### [WHAT YOU WILL DO]
Return the listing below exactly, with the pictures dropped.

--- START OF INFORMATION SHOWN ---

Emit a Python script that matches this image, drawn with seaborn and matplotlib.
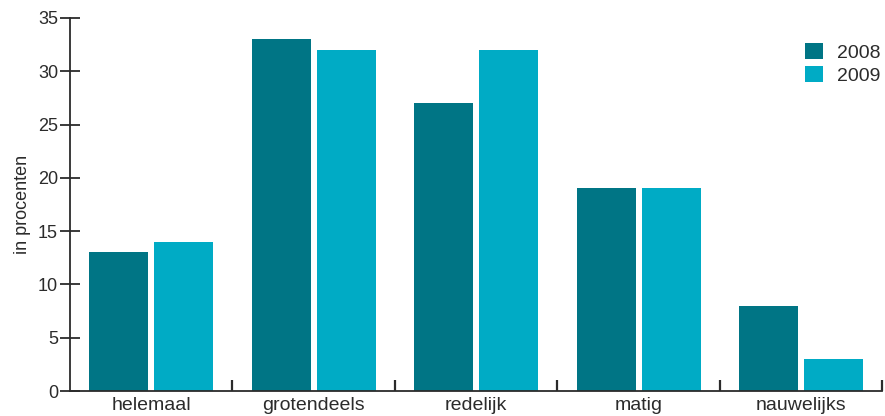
import pandas as pd
import matplotlib
matplotlib.use("Agg")
import matplotlib.pyplot as plt
import seaborn as sns
from matplotlib.ticker import FixedLocator

categories = ["helemaal", "grotendeels", "redelijk", "matig", "nauwelijks"]
values_2008 = [13, 33, 27, 19, 8]
values_2009 = [14, 32, 32, 19, 3]
years = ["2008", "2009"]
colors = ["#007585", "#00abc5"]

df = pd.DataFrame({
    "categorie": categories * 2,
    "waarde": values_2008 + values_2009,
    "jaar": [years[0]] * len(categories) + [years[1]] * len(categories),
})

sns.set_style("white")
plt.rcParams["font.family"] = ["Liberation Sans", "DejaVu Sans"]
text_color = "#2b2b2b"

fig = plt.figure(figsize=(8.85, 4.16), dpi=100)
ax = fig.add_axes([0.079, 0.06, 0.918, 0.897])

sns.barplot(data=df, x="categorie", y="waarde", hue="jaar", order=categories,
            hue_order=years, palette=colors, width=0.8, gap=0.09,
            saturation=1, linewidth=0, ax=ax)

ax.set_xlim(-0.5, 4.5)
ax.set_ylim(0, 35)
ax.set_yticks(range(0, 36, 5))
ax.set_xlabel("")
ax.set_ylabel("in procenten", fontsize=13, color=text_color, labelpad=5)

for s in ["top", "right"]:
    ax.spines[s].set_visible(False)
for s in ["left", "bottom"]:
    ax.spines[s].set_color(text_color)
    ax.spines[s].set_linewidth(1.3)

ax.tick_params(axis="y", left=True, direction="inout", length=15, width=1.3,
               color=text_color, labelsize=13, labelcolor=text_color, pad=1)
ax.tick_params(axis="x", which="major", bottom=True, length=0, labelsize=14,
               labelcolor=text_color, pad=4)
ax.xaxis.set_minor_locator(FixedLocator([0.5, 1.5, 2.5, 3.5, 4.5]))
ax.tick_params(axis="x", which="minor", bottom=True, direction="in", length=8,
               width=1.6, color=text_color)

ax.legend(loc="upper right", bbox_to_anchor=(1.012, 0.965), frameon=False,
          fontsize=14, handlelength=0.95, handleheight=0.95, handletextpad=0.7,
          labelspacing=0.2, labelcolor=text_color, borderaxespad=0.2)

fig.savefig("out.png", dpi=100)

--- END OF INFORMATION SHOWN ---

### [SOLUTION TO THIS TASK]
Emit a Python script that matches this image, drawn with seaborn and matplotlib.
import pandas as pd
import matplotlib
matplotlib.use("Agg")
import matplotlib.pyplot as plt
import seaborn as sns
from matplotlib.ticker import FixedLocator

categories = ["helemaal", "grotendeels", "redelijk", "matig", "nauwelijks"]
values_2008 = [13, 33, 27, 19, 8]
values_2009 = [14, 32, 32, 19, 3]
years = ["2008", "2009"]
colors = ["#007585", "#00abc5"]

df = pd.DataFrame({
    "categorie": categories * 2,
    "waarde": values_2008 + values_2009,
    "jaar": [years[0]] * len(categories) + [years[1]] * len(categories),
})

sns.set_style("white")
plt.rcParams["font.family"] = ["Liberation Sans", "DejaVu Sans"]
text_color = "#2b2b2b"

fig = plt.figure(figsize=(8.85, 4.16), dpi=100)
ax = fig.add_axes([0.079, 0.06, 0.918, 0.897])

sns.barplot(data=df, x="categorie", y="waarde", hue="jaar", order=categories,
            hue_order=years, palette=colors, width=0.8, gap=0.09,
            saturation=1, linewidth=0, ax=ax)

ax.set_xlim(-0.5, 4.5)
ax.set_ylim(0, 35)
ax.set_yticks(range(0, 36, 5))
ax.set_xlabel("")
ax.set_ylabel("in procenten", fontsize=13, color=text_color, labelpad=5)

for s in ["top", "right"]:
    ax.spines[s].set_visible(False)
for s in ["left", "bottom"]:
    ax.spines[s].set_color(text_color)
    ax.spines[s].set_linewidth(1.3)

ax.tick_params(axis="y", left=True, direction="inout", length=15, width=1.3,
               color=text_color, labelsize=13, labelcolor=text_color, pad=1)
ax.tick_params(axis="x", which="major", bottom=True, length=0, labelsize=14,
               labelcolor=text_color, pad=4)
ax.xaxis.set_minor_locator(FixedLocator([0.5, 1.5, 2.5, 3.5, 4.5]))
ax.tick_params(axis="x", which="minor", bottom=True, direction="in", length=8,
               width=1.6, color=text_color)

ax.legend(loc="upper right", bbox_to_anchor=(1.012, 0.965), frameon=False,
          fontsize=14, handlelength=0.95, handleheight=0.95, handletextpad=0.7,
          labelspacing=0.2, labelcolor=text_color, borderaxespad=0.2)

fig.savefig("out.png", dpi=100)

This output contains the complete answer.